A Polícia Federal (PF) revelou por inquérito na última semana uma nova camada da fraude bilionária que atinge o Instituto Nacional do Seguro Social (INSS). Após identificar irregularidades em associações de aposentados e pensionistas, investigações apontam que muitos dos dirigentes dessas entidades eram, simultaneamente, beneficiários de programas sociais como o Bolsa Família, CadÚnico e Auxílio Brasil.
O uso de pessoas com baixa renda ou sem experiência gerencial reforça a tese de que esses presidentes funcionavam apenas como “laranjas” — enquanto o comando real das operações estava nas mãos de empresários, advogados e servidores públicos.
As entidades investigadas, entre elas a Associação dos Aposentados e Pensionistas do Brasil (AAPB) e a Associação dos Aposentados e Pensionistas Nacional (AAPEN), firmaram acordos de cooperação técnica com o INSS e, juntas, movimentaram cerca de R$ 1,7 bilhão nos últimos anos.
A PF destaca que os responsáveis formais pelas associações incluem desde uma senhora de 81 anos até uma funcionária da limpeza de uma empresa ligada ao esquema, todos usados para mascarar a verdadeira liderança por trás das operações.
Esquema usava convênios para descontar indevidamente dos aposentados
A principal artimanha utilizada era o desconto em folha dos aposentados, sob a justificativa de serviços associativos prestados por essas entidades. Na prática, os serviços raramente eram oferecidos, e os recursos iam parar em contas ligadas aos verdadeiros operadores financeiros do esquema. Entre eles, está o advogado Roberto Marinho Luiz da Rocha, apontado como articulador dos repasses a servidores do INSS.
A Controladoria-Geral da União (CGU) estima que o prejuízo total aos cofres públicos pode chegar a R$ 6,3 bilhões.
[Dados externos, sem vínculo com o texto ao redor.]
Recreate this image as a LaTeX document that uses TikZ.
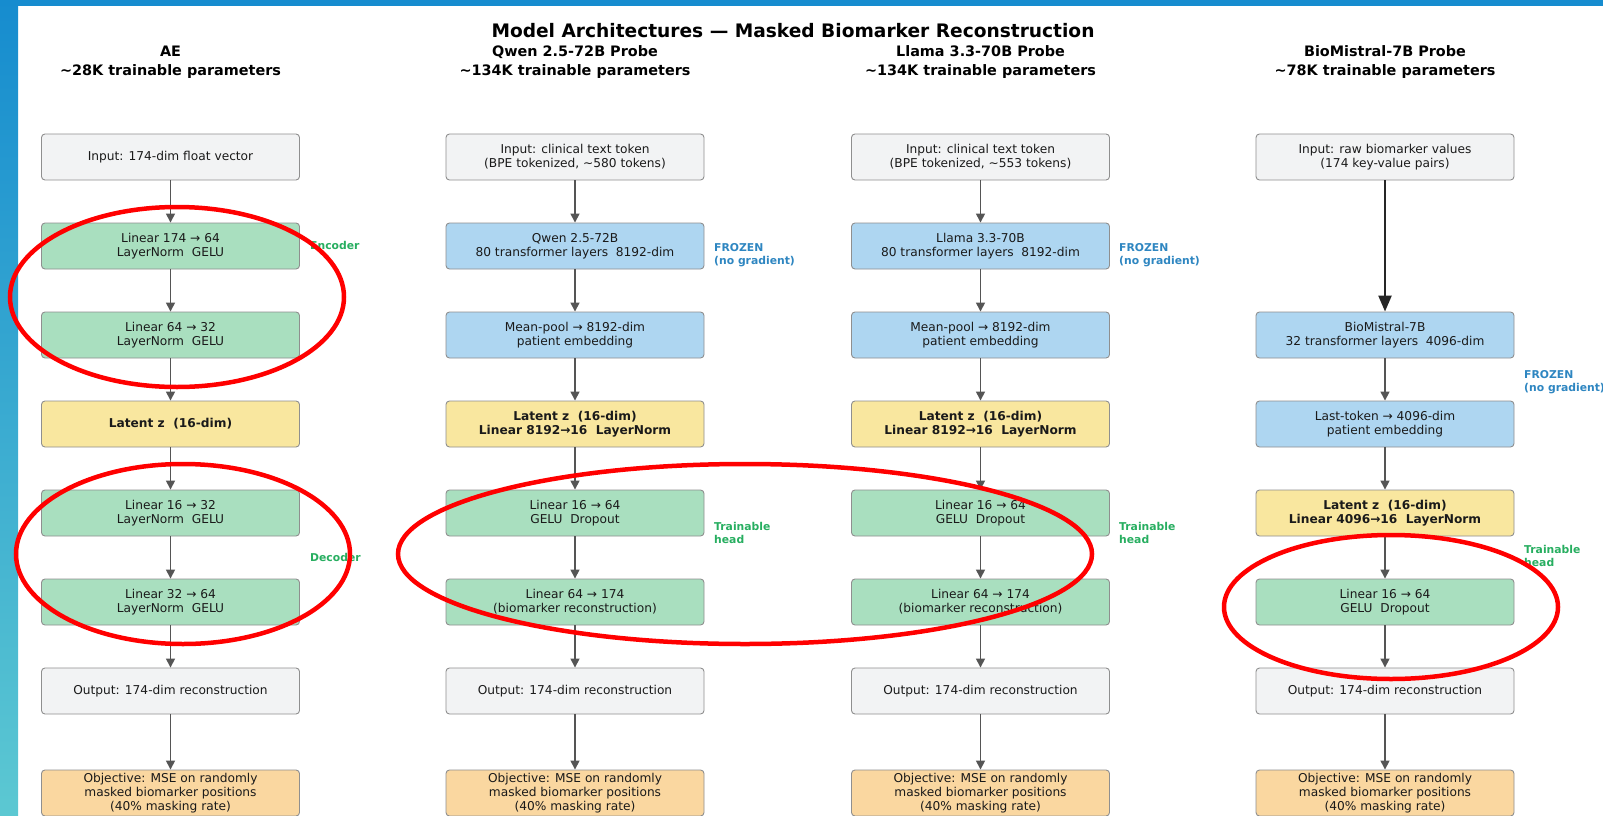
\documentclass[tikz,border=0pt]{standalone}
\usepackage{fontspec}
\setmainfont{DejaVu Sans}
\usetikzlibrary{arrows.meta}
\definecolor{gin}{HTML}{F2F3F4}
\definecolor{ggreen}{HTML}{A9DFBF}
\definecolor{gblue}{HTML}{AED6F1}
\definecolor{gyellow}{HTML}{F9E79F}
\definecolor{gorange}{HTML}{FAD7A0}
\definecolor{bordergrey}{HTML}{8F8F8F}
\definecolor{arrowgrey}{HTML}{555555}
\definecolor{greenlab}{HTML}{27AE60}
\definecolor{bluelab}{HTML}{2E86C1}
\definecolor{txt}{HTML}{1A1A1A}
\definecolor{barblue}{HTML}{168CCF}
\definecolor{stripbot}{HTML}{5CC8D2}
\tikzset{
  box/.style={draw=bordergrey, line width=0.9pt, rounded corners=3.5pt,
    minimum width=258pt, minimum height=46pt, align=center, inner sep=0pt,
    text=txt, font=\fontsize{12.2}{14.3}\selectfont},
  boldbox/.style={box, font=\bfseries\fontsize{12.2}{14.3}\selectfont},
  arr/.style={draw=arrowgrey, line width=1.5pt, -{Triangle[length=9pt,width=9pt]}},
  bigarr/.style={draw=black!85, line width=2.4pt, -{Triangle[length=16pt,width=13pt]}},
  sidelab/.style={anchor=west, align=left, inner sep=0pt, font=\bfseries\fontsize{10.8}{12.5}\selectfont},
  header/.style={align=center, inner sep=0pt, text=black, font=\bfseries\fontsize{14.4}{18.5}\selectfont},
  redring/.style={draw=red, line width=4.5pt}
}
\begin{document}
\begin{tikzpicture}[x=1pt, y=-1pt]
\useasboundingbox (0,0) rectangle (1603,816);
\fill[white] (0,0) rectangle (1603,816);
\shade[top color=barblue, bottom color=stripbot] (0,0) rectangle (18,816);
\fill[barblue] (0,0) rectangle (1603,6);

% title and headers
\node[inner sep=0pt, font=\bfseries\fontsize{18.6}{22}\selectfont] (title) at (793,31) {Model Architectures — Masked Biomarker Reconstruction};
\node[header] (h1) at (170.5,62) {AE\\\textasciitilde28K trainable parameters};
\node[header] (h2) at (575,62) {Qwen 2.5-72B Probe\\\textasciitilde134K trainable parameters};
\node[header] (h3) at (980.5,62) {Llama 3.3-70B Probe\\\textasciitilde134K trainable parameters};
\node[header] (h4) at (1385,62) {BioMistral-7B Probe\\\textasciitilde78K trainable parameters};

% Column 1: AE
\node[box, fill=gin] (a0) at (170.5,157) {Input: 174-dim float vector};
\node[box, fill=ggreen] (a1) at (170.5,246) {Linear 174 → 64\\LayerNorm\ \ GELU};
\node[box, fill=ggreen] (a2) at (170.5,335) {Linear 64 → 32\\LayerNorm\ \ GELU};
\node[boldbox, fill=gyellow] (a3) at (170.5,424) {Latent z\ \ (16-dim)};
\node[box, fill=ggreen] (a4) at (170.5,513) {Linear 16 → 32\\LayerNorm\ \ GELU};
\node[box, fill=ggreen] (a5) at (170.5,602) {Linear 32 → 64\\LayerNorm\ \ GELU};
\node[box, fill=gin] (a6) at (170.5,691) {Output: 174-dim reconstruction};
\node[box, fill=gorange] (a7) at (170.5,793) {Objective: MSE on randomly\\masked biomarker positions\\(40\% masking rate)};
\foreach \i/\j in {0/1,1/2,2/3,3/4,4/5,5/6,6/7} \draw[arr] (a\i) -- (a\j);
\node[sidelab, text=greenlab] (enc) at (310,245) {Encoder};
\node[sidelab, text=greenlab] (dec) at (310,557) {Decoder};

% Column 2: Qwen
\node[box, fill=gin] (b0) at (575,157) {Input: clinical text token\\(BPE tokenized, \textasciitilde580 tokens)};
\node[box, fill=gblue] (b1) at (575,246) {Qwen 2.5-72B\\80 transformer layers\ \ 8192-dim};
\node[box, fill=gblue] (b2) at (575,335) {Mean-pool → 8192-dim\\patient embedding};
\node[boldbox, fill=gyellow] (b3) at (575,424) {Latent z\ \ (16-dim)\\Linear 8192→16\ \ LayerNorm};
\node[box, fill=ggreen] (b4) at (575,513) {Linear 16 → 64\\GELU\ \ Dropout};
\node[box, fill=ggreen] (b5) at (575,602) {Linear 64 → 174\\(biomarker reconstruction)};
\node[box, fill=gin] (b6) at (575,691) {Output: 174-dim reconstruction};
\node[box, fill=gorange] (b7) at (575,793) {Objective: MSE on randomly\\masked biomarker positions\\(40\% masking rate)};
\foreach \i/\j in {0/1,1/2,2/3,3/4,4/5,5/6,6/7} \draw[arr] (b\i) -- (b\j);
\node[sidelab, text=bluelab] (bfz) at (714,255) {FROZEN\\(no gradient)};
\node[sidelab, text=greenlab] (btr) at (714,533) {Trainable\\head};

% Column 3: Llama
\node[box, fill=gin] (c0) at (980.5,157) {Input: clinical text token\\(BPE tokenized, \textasciitilde553 tokens)};
\node[box, fill=gblue] (c1) at (980.5,246) {Llama 3.3-70B\\80 transformer layers\ \ 8192-dim};
\node[box, fill=gblue] (c2) at (980.5,335) {Mean-pool → 8192-dim\\patient embedding};
\node[boldbox, fill=gyellow] (c3) at (980.5,424) {Latent z\ \ (16-dim)\\Linear 8192→16\ \ LayerNorm};
\node[box, fill=ggreen] (c4) at (980.5,513) {Linear 16 → 64\\GELU\ \ Dropout};
\node[box, fill=ggreen] (c5) at (980.5,602) {Linear 64 → 174\\(biomarker reconstruction)};
\node[box, fill=gin] (c6) at (980.5,691) {Output: 174-dim reconstruction};
\node[box, fill=gorange] (c7) at (980.5,793) {Objective: MSE on randomly\\masked biomarker positions\\(40\% masking rate)};
\foreach \i/\j in {0/1,1/2,2/3,3/4,4/5,5/6,6/7} \draw[arr] (c\i) -- (c\j);
\node[sidelab, text=bluelab] (cfz) at (1119,255) {FROZEN\\(no gradient)};
\node[sidelab, text=greenlab] (ctr) at (1119,533) {Trainable\\head};

% Column 4: BioMistral
\node[box, fill=gin] (d0) at (1385,157) {Input: raw biomarker values\\(174 key-value pairs)};
\node[box, fill=gblue] (d2) at (1385,335) {BioMistral-7B\\32 transformer layers\ \ 4096-dim};
\node[box, fill=gblue] (d3) at (1385,424) {Last-token → 4096-dim\\patient embedding};
\node[boldbox, fill=gyellow] (d4) at (1385,513) {Latent z\ \ (16-dim)\\Linear 4096→16\ \ LayerNorm};
\node[box, fill=ggreen] (d5) at (1385,602) {Linear 16 → 64\\GELU\ \ Dropout};
\node[box, fill=gin] (d6) at (1385,691) {Output: 174-dim reconstruction};
\node[box, fill=gorange] (d7) at (1385,793) {Objective: MSE on randomly\\masked biomarker positions\\(40\% masking rate)};
\draw[bigarr] (d0) -- (d2);
\foreach \i/\j in {2/3,3/4,4/5,5/6,6/7} \draw[arr] (d\i) -- (d\j);
\node[sidelab, text=bluelab] (dfz) at (1524,382) {FROZEN\\(no gradient)};
\node[sidelab, text=greenlab] (dtr) at (1524,556) {Trainable\\head};

% red annotation rings
\draw[redring] (177,297) ellipse [x radius=167pt, y radius=90pt];
\draw[redring] (183,554) ellipse [x radius=167pt, y radius=90pt];
\draw[redring] (745,554) ellipse [x radius=347pt, y radius=90pt];
\draw[redring] (1391,607) ellipse [x radius=167pt, y radius=72pt];
\end{tikzpicture}
\end{document}
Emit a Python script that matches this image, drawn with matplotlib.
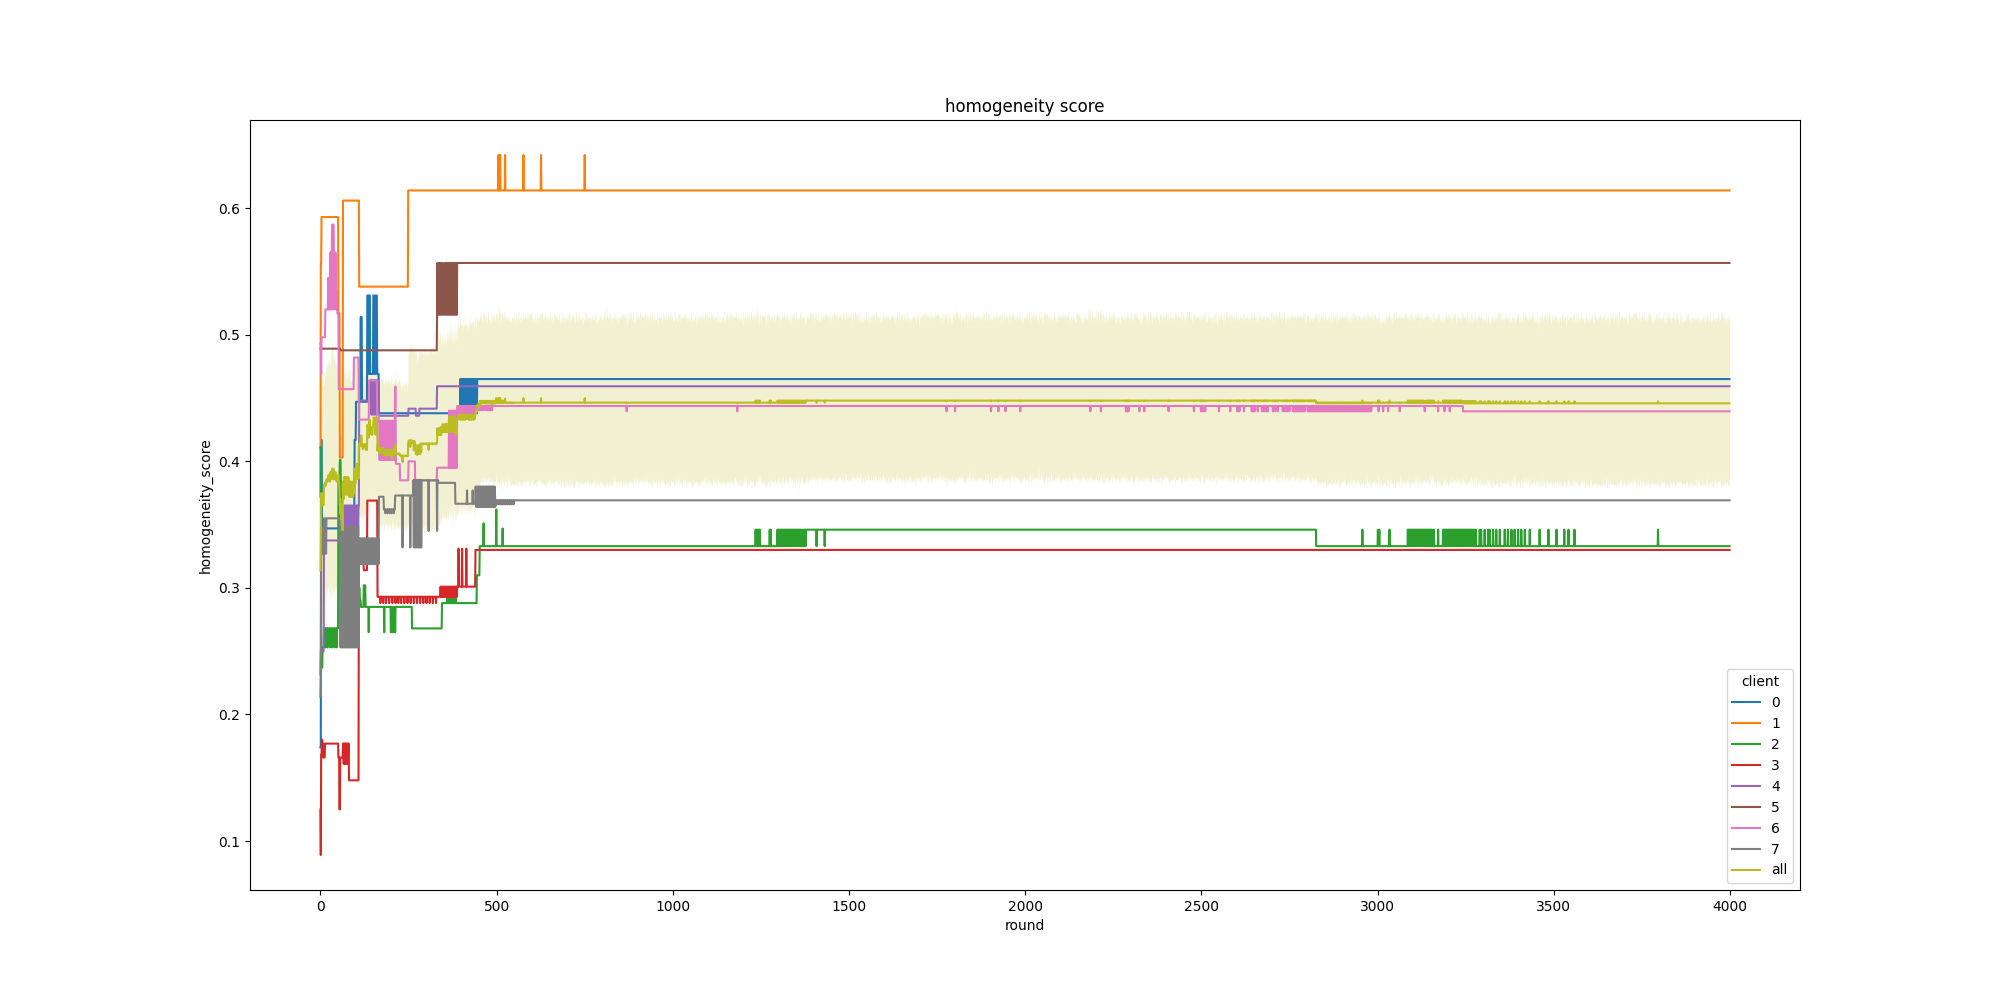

Os desdobramentos já causaram a suspensão de todos os convênios do INSS com entidades privadas e a exoneração do presidente da autarquia. Além disso, uma Comissão Parlamentar de Inquérito (CPI) está em processo de instalação na Câmara dos Deputados.
Uso de vulneráveis para blindar fraudes
O inquérito ressalta que, embora legalmente não haja impedimentos para que idosos ou pessoas de baixa renda ocupem cargos de gestão, a complexidade e o volume das operações dessas associações exigem competências que os dirigentes formais não possuíam.
A investigação vê nisso um indício claro de que essas pessoas eram utilizadas apenas para assinar documentos, enquanto decisões estratégicas e financeiras eram tomadas por um núcleo oculto de beneficiários do esquema.
Em nota, a APB afirmou colaborar com as investigações e garantiu que sempre atuou dentro da legalidade. Já a AAPEN aparece no centro de outro braço do esquema, envolvendo viagens internacionais e repasses suspeitos a servidores públicos.
“A AAPB sempre obedeceu a legalidade, tendo apresentado toda documentação pertinente para a obtenção do Acordo de Cooperação Técnica junto ao INSS e respeitando todo trâmite burocrático atinente a sua atividade”
O uso de testas de ferro, segundo os investigadores, caracteriza a atuação de uma organização criminosa altamente estruturada, semelhante a modelos de lavagem de dinheiro já vistos em outros setores da máquina pública.